Otto Dix: The Dancer Anita Berber                   1925

 

 

       Berlin, and Germany all together, must have been a never repeatable euphoric place on Earth right after World War I, for about fourteen years. That is how long the Weimar Republic lasted, which replaced the German Empire after the lost war. For those fourteen years Germans lived and enjoyed life in the fullest, but nobody enjoyed it as full as Anita Berber.
      While the new democratic German government was struggling to pay back war amends to the rest of the world, the nightlife of Berlin became out of control with luring clubs and bars, and cabarets.
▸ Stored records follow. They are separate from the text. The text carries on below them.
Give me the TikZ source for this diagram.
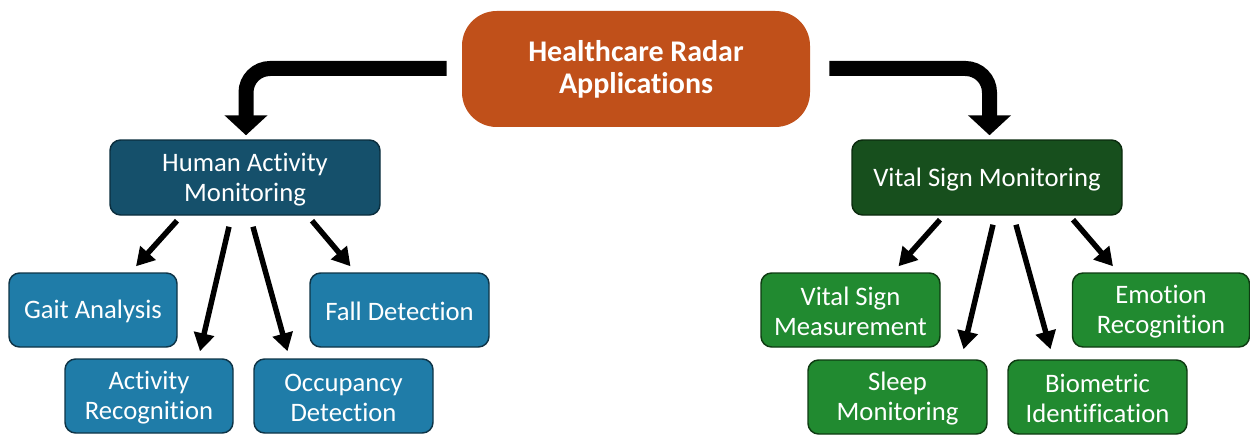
\documentclass[tikz,border=0pt]{standalone}
\usepackage{fontspec}
\setmainfont{Carlito}[Ligatures=NoCommon]
\usetikzlibrary{arrows.meta,calc}

\definecolor{rootfill}{HTML}{C0501A}
\definecolor{hamfill}{HTML}{15506B}
\definecolor{hamline}{HTML}{0B2E3E}
\definecolor{hamchild}{HTML}{1F7CA8}
\definecolor{hamchildline}{HTML}{0E3447}
\definecolor{vsmfill}{HTML}{174F1D}
\definecolor{vsmline}{HTML}{0B2B0E}
\definecolor{vsmchild}{HTML}{218A30}
\definecolor{vsmchildline}{HTML}{0E3B12}

% taller first line so the text sits a little lower in its box
\newcommand\toppad{\rule{0pt}{16.5pt}}

\tikzset{
  rootbox/.style={rectangle, rounded corners=26pt, fill=rootfill, text=white,
    align=center, font=\bfseries\fontsize{22.5}{24}\selectfont,
    minimum width=261pt, minimum height=87pt, inner sep=0pt},
  catbox/.style={rectangle, rounded corners=8pt, draw=#1, line width=1.1pt,
    text=white, align=center, font=\fontsize{20}{22.5}\selectfont,
    minimum width=202.5pt, minimum height=56.25pt, inner sep=0pt},
  leafbox/.style={rectangle, rounded corners=8pt, draw=#1, line width=1.1pt,
    text=white, align=center, font=\fontsize{20}{22.5}\selectfont,
    minimum height=55.5pt, inner sep=0pt},
  bigarrow/.style={line width=11.25pt, rounded corners=18pt,
    -{Triangle[width=31.5pt, length=15pt]}},
  smallarrow/.style={line width=4.1pt,
    -{Triangle[width=15pt, length=13.5pt]}}
}

\begin{document}
\begin{tikzpicture}[x=0.75pt, y=-0.75pt]
  \useasboundingbox (0,0) rectangle (1250,435);

  % root
  \node[rootbox] (root) at (636,69) {Healthcare Radar\\Applications};

  % categories
  \node[catbox=hamline, fill=hamfill] (ham) at (245,177.5) {\toppad Human Activity\\Monitoring};
  \node[catbox=vsmline, fill=vsmfill] (vsm) at (987,177.5) {\toppad Vital Sign Monitoring};

  % activity applications
  \node[leafbox=hamchildline, fill=hamchild, minimum width=126pt] (gait) at (93,310) {\toppad Gait Analysis};
  \node[leafbox=hamchildline, fill=hamchild, minimum width=134.25pt] (fall) at (399.5,310) {\toppad Fall Detection};
  \node[leafbox=hamchildline, fill=hamchild, minimum width=126pt] (act) at (149,396) {\toppad Activity\\Recognition};
  \node[leafbox=hamchildline, fill=hamchild, minimum width=134.25pt] (occ) at (343.5,396) {\toppad Occupancy\\Detection};

  % vital sign applications
  \node[leafbox=vsmchildline, fill=vsmchild, minimum width=134.25pt] (meas) at (850.5,310) {\toppad Vital Sign\\Measurement};
  \node[leafbox=vsmchildline, fill=vsmchild, minimum width=132.75pt] (emo) at (1161,310) {\toppad Emotion\\Recognition};
  \node[leafbox=vsmchildline, fill=vsmchild, minimum width=134.25pt] (sleep) at (897.5,397) {\toppad Sleep\\Monitoring};
  \node[leafbox=vsmchildline, fill=vsmchild, minimum width=134.25pt] (bio) at (1097.5,397) {\toppad Biometric\\Identification};

  % elbow arrows from the root
  \draw[bigarrow] ($(root.west)+(-15,-0.5)$) -| ($(ham.north)+(1,-4)$);
  \draw[bigarrow] ($(root.east)+(19,-0.5)$) -| ($(vsm.north)+(2.5,-4)$);

  % activity branch
  \draw[smallarrow] ($(ham.south)+(-68,5)$) -- ($(gait.north)+(43,-6)$);
  \draw[smallarrow] ($(ham.south)+(-16,11)$) -- ($(act.north)+(51,-7)$);
  \draw[smallarrow] ($(ham.south)+(8,11)$) -- ($(occ.north)+(-56,-7)$);
  \draw[smallarrow] ($(ham.south)+(67,5)$) -- ($(fall.north)+(-49,-6)$);

  % vital sign branch
  \draw[smallarrow] ($(vsm.south)+(-47,4)$) -- ($(meas.north)+(48,-6)$);
  \draw[smallarrow] ($(vsm.south)+(6,9)$) -- ($(sleep.north)+(66,-10)$);
  \draw[smallarrow] ($(vsm.south)+(29,9)$) -- ($(bio.north)+(-47,-10)$);
  \draw[smallarrow] ($(vsm.south)+(86,4)$) -- ($(emo.north)+(-48,-6)$);
\end{tikzpicture}
\end{document}
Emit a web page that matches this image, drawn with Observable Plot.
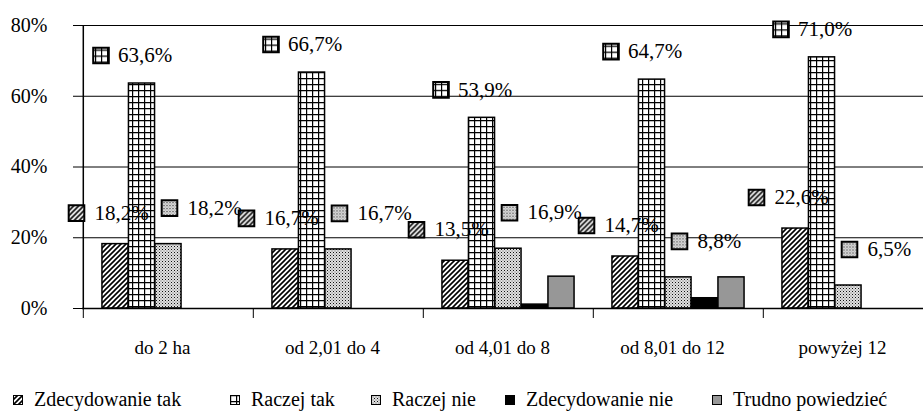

Bright red-haired Anita danced mostly half-naked solely in a corset, performing erotic scenes and playing in silent movies. She was a well-known phenomenon in Berlin hotels, only wearing a brooch just to carry cocaine. Yes, she was an addict to all available drugs: cocaine, morphine, opium, and the mix of ether and chloroform. In addition, she was also a heavy alcoholic.
      She constantly wore a monocle and way too much make up, dated men and women, insulted a king, consumed three husbands, stole sometimes, and traveled the world with her nude performances. All these things happened before her 29th birthday because after her bold, provocative nights and days, she died from tuberculosis in 1928.
      During one of her tour the expressionist Otto Dix painted her famous red portrait. Dix could not have chosen a better color than red to depict her; her trademark red hair, her angled red lipstick, and her whole vivid personality shouted after the color red. Dix cleverly did not depict her in a right-in-your-face seductive manner but in a finer way. The red shade talks for itself instead.
      Anita wears a turtleneck dress and her eyes are fixed on an out-of-the-picture point. She does not look at the viewer with a sexy gaze; she does not expose herself with a sexy décolleté. After knowing the earlier mentioned details of her life one would think of a much unladylike depiction would suit her better, but Dix thought otherwise.
      For me, she looks fragile, tired, burned out, and much older than her twenty-six years of age. She is like a broken-down middle-aged woman who saw too much, like the painter himself, who just barely survived the war and remained affected by it for the rest of his life.
      Anita is not happy. Her eyes look like they are glistening from tears. Although she luxuriated her life, she could not get happiness, and if it would not be for Otto Dix’s portrait, she soon would have disappear into gray namelessness.